GFMS, the world’s leading precious metals research consultancy, expects the gold price to continue to rise in the short term but warns that it’s unlikely that “dramatically higher prices” will be attained.
Launching the 43rd edition of its annual survey of the world gold market, Gold Survey 2010, GFMS chairman Philip Klapwijk said a “surge in investment” rallied the gold price to an all time high over US$1200 in early December.
“The more than doubling of investment in value terms to almost US$60 billion was partly due to familiar forces such as the dollar falling,” he said.
“However, it was powerful new drivers – we could cite here fears over quantitative easing, perhaps even more so counter-party risk as long standing financial institutions collapsed – that got interest really moving”.
He said that “looking ahead”, further price gains were thought to be likely as “the investment case was still perceived as strong, with for example all the major currencies now being questioned by investors, in large measure due to high and rising levels of government indebtedness, and longer-term inflation threats still a growing issue for some”.

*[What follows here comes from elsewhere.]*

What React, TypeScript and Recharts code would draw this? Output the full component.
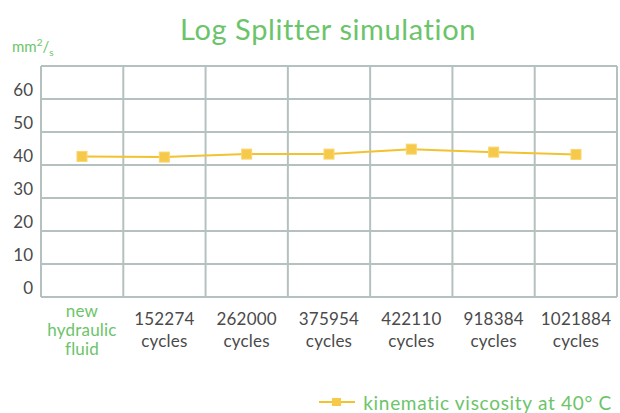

Nonetheless he cautioned that with no immediate reason for fresh investment to flood in, the rally might “take a while to materialise” and GFMS had lowered its upside target “as the likelihood recedes that we shall see the financial conditions necessary to produce dramatically higher prices”.
“We’re certainly in the end-game now, although that could still take a year or more to play out. But after that, it’s difficult to see how we can avoid a hefty drop in prices if we want to boost jewellery and trim scrap to bring the overall market back into equilibrium”.